Although de Villiers did not sign the letter of April 21, it nevertheless makes clear that cliques of the military brass are working actively on precisely such a “reflection” of the alternative to a parliamentary regime—i.e, a dictatorship. This is evident from the identity of the signatories. Foreign Legion General Christian Piquemal, the first signatory of the letter and a supporter of the disbanded far-right group Génération identitaire, was arrested and disbarred from the army after wearing his uniform during an antimigrant demonstration in Calais in 2016.
Another, General Dominique Delawarde is campaigning against social distancing measures against the coronavirus, arguing that it “is not as lethal as people want to make it out to be.” Two other signatories, generals Emmanuel de Richoufftz and Philippe Desrousseaux de Médrano, are members of “subsisting families of the French nobility,” i.e., aristocratic families whose feudal property was expropriated in France during the 1789 revolution.
The significance of this letter cannot be understood outside the international context of the breakdown of capitalist democracy.
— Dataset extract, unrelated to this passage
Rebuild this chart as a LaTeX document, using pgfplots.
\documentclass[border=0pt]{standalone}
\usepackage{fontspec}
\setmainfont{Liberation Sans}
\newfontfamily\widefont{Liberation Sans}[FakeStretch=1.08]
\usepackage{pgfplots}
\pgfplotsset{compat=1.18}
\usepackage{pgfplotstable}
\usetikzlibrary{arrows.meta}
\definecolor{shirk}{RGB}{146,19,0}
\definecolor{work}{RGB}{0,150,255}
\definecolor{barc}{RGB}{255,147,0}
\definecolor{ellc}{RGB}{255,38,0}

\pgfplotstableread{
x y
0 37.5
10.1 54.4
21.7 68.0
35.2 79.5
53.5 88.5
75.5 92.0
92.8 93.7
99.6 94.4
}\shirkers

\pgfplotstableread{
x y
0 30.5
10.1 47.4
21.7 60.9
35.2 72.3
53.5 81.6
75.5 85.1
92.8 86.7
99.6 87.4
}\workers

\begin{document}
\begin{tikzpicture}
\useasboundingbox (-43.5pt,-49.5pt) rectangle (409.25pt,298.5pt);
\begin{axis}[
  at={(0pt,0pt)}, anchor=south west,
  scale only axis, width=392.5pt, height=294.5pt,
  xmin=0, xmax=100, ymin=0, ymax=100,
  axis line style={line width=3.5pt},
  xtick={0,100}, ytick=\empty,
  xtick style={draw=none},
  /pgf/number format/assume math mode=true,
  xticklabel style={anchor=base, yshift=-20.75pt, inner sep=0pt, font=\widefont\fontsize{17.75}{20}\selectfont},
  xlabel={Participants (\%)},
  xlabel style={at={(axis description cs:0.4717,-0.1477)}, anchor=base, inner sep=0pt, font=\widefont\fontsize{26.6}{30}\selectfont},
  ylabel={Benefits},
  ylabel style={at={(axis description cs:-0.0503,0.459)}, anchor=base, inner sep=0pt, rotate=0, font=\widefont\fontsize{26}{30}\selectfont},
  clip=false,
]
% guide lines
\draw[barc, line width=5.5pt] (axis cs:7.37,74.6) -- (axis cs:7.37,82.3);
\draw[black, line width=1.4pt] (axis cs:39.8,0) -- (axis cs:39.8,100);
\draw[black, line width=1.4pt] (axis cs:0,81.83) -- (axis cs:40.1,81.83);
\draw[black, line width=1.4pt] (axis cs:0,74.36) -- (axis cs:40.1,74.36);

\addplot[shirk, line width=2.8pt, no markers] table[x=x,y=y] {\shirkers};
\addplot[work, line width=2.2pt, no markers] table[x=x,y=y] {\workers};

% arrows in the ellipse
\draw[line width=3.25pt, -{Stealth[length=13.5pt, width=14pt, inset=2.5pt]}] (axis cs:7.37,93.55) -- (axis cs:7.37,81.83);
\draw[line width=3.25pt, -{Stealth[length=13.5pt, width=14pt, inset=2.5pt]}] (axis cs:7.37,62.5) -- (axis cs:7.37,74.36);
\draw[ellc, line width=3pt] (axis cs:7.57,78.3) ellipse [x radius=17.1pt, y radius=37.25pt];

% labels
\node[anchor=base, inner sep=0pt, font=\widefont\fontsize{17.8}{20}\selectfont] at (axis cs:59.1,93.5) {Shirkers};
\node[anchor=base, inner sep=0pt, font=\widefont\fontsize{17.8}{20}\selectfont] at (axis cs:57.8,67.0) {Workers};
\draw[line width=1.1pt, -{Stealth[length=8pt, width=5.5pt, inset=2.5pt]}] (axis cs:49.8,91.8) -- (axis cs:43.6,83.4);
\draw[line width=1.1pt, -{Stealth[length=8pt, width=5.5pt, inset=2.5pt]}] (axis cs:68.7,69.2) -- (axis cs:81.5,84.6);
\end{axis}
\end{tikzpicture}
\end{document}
Undermined by three decades of rising social inequality, austerity measures and imperialist wars in Europe following the Stalinist dissolution of the Soviet Union in 1991, it is buckling under the shock of the pandemic. Terrified of the anger of the masses and defending the vast fortunes it accumulated during the pandemic, the ruling class is veering towards fascist politics.
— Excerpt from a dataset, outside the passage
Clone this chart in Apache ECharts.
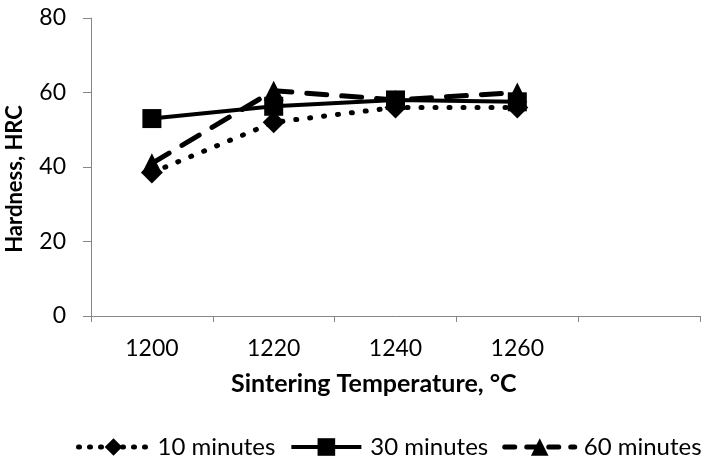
<!DOCTYPE html>
<html><head><meta charset="utf-8">
<script src="https://cdn.jsdelivr.net/npm/echarts@6/dist/echarts.min.js"></script>
<style>html,body{margin:0;padding:0;background:#fff}#c{width:707px;height:462px}</style>
</head><body><div id="c"></div>
<script>
const categories = ['1200', '1220', '1240', '1260', ''];
const min10 = [38.5, 52, 56, 56];
const min30 = [53, 56.3, 58, 57.5];
const min60 = [41, 60.5, 58, 60];
const yTicks = [0, 20, 40, 60, 80];
const seriesNames = ['10 minutes', '30 minutes', '60 minutes'];

const FONT = 'Lato, "Liberation Sans", sans-serif';
const dotted = {color: '#000', width: 5, type: [1, 13], cap: 'round'};
const solid = {color: '#000', width: 4, type: 'solid'};
const dashed = {color: '#000', width: 5, type: [20, 15], cap: 'round'};
const chart = echarts.init(document.getElementById('c'), null, {renderer: 'canvas'});
chart.setOption({
  animation: false,
  grid: {left: 91, right: 7, top: 18, bottom: 146, outerBoundsMode: 'none', containLabel: false},
  xAxis: {
    type: 'category', data: categories, boundaryGap: true,
    axisLine: {lineStyle: {color: '#868686', width: 1}},
    axisTick: {show: true, alignWithLabel: false, length: 6, lineStyle: {color: '#868686'}},
    axisLabel: {color: '#000', fontSize: 23, fontFamily: FONT, margin: 21},
    splitLine: {show: false}
  },
  yAxis: {
    type: 'value', min: yTicks[0], max: yTicks[yTicks.length - 1], interval: 20,
    name: 'Hardness, HRC', nameLocation: 'middle', nameGap: 65,
    nameTextStyle: {fontSize: 22, fontWeight: 'bold', fontFamily: FONT, color: '#000', padding: [0, 24, 0, 0]},
    axisLine: {show: true, lineStyle: {color: '#868686', width: 1}},
    axisTick: {show: true, inside: false, length: 8, lineStyle: {color: '#868686'}},
    axisLabel: {color: '#000', fontSize: 23, fontFamily: FONT, margin: 25},
    splitLine: {show: false}
  },
  graphic: [{
    type: 'text', left: 231, top: 371,
    style: {text: 'Sintering Temperature, °C', font: 'bold 25px ' + FONT, fill: '#000'}
  }],
  legend: {
    top: 435, left: 76, width: 700, padding: 0, itemWidth: 70, itemHeight: 22, itemGap: 14,
    textStyle: {fontSize: 24, fontFamily: FONT, color: '#000', padding: [0, 0, 0, 4]},
    data: [
      {name: seriesNames[0], lineStyle: {width: 5, type: [1, 10], cap: 'round'}},
      {name: seriesNames[1], lineStyle: {width: 4}},
      {name: seriesNames[2], lineStyle: {width: 5, type: [10, 12], cap: 'round'}}
    ]
  },
  series: [
    {name: seriesNames[0], type: 'line', data: min10, symbol: 'diamond', symbolSize: 22,
     lineStyle: dotted, itemStyle: {color: '#000'}, z: 3},
    {name: seriesNames[1], type: 'line', data: min30, symbol: 'rect', symbolSize: 19,
     lineStyle: solid, itemStyle: {color: '#000'}, z: 2},
    {name: seriesNames[2], type: 'line', data: min60, symbol: 'triangle', symbolSize: 20,
     lineStyle: dashed, itemStyle: {color: '#000'}, z: 4}
  ]
});
</script></body></html>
This trend is accelerating internationally. In the US, Trump attempted a coup in Washington D.C. on January 6 to occupy the Capitol and overturn the outcome of the presidential elections. Retired Spanish top brass declared their fascist sympathies in the face of strikes to halt nonessential production during the pandemic and called for the killing of “26 million” Spaniards.
In France, it is increasingly clear that the capitalist class will use the 2022 election, whatever its outcome, to install an even more authoritarian regime. On April 23, Marine Le Pen, the leader of the far-right National Rally, replied in an op-ed in Valeurs Actuelles, hailing the fascistic generals and calling on them to support her candidacy in 2022.
Le Pen noted the “degree of concern you have in the face of the worrying deterioration of the situation in our country.” She added that their concern “requires, in a democracy, the search for a political solution, concretised by a project of change that must be confirmed by the vote of the French. This is the object of my campaign and my candidacy for the Presidency of the Republic, with the goal of a government of National Union.”
Her decision to salute generals planning the massacre of thousands in France, with a clumsy attempt to teach them a lesson in “democracy,” confirms that a “National Union” regime led by Le Pen would be violently reactionary and bloodthirsty. The current government, which is passing fascistic laws and whose coronavirus policy has caused more than 100,000 deaths during the pandemic, does not, however, represent a democratic alternative to Le Pen.
The Minister of the Armed Forces in the Macron government, Florence Parly, reacted last night on Twitter by first trying to minimise the entire affair. “The irresponsible tribune published in Valeurs Actuelles is only signed by retired military personnel, who no longer have any function in our armies and only represent themselves,” she wrote.
Parly also posed as a more responsible militarist than Le Pen: “Madame Le Pen’s words reflect a serious misunderstanding of the military institution, which is worrying for someone who wants to become head of the armed forces. … The politicisation of the armed forces suggested by Madame Le Pen would weaken our military tool and therefore France.”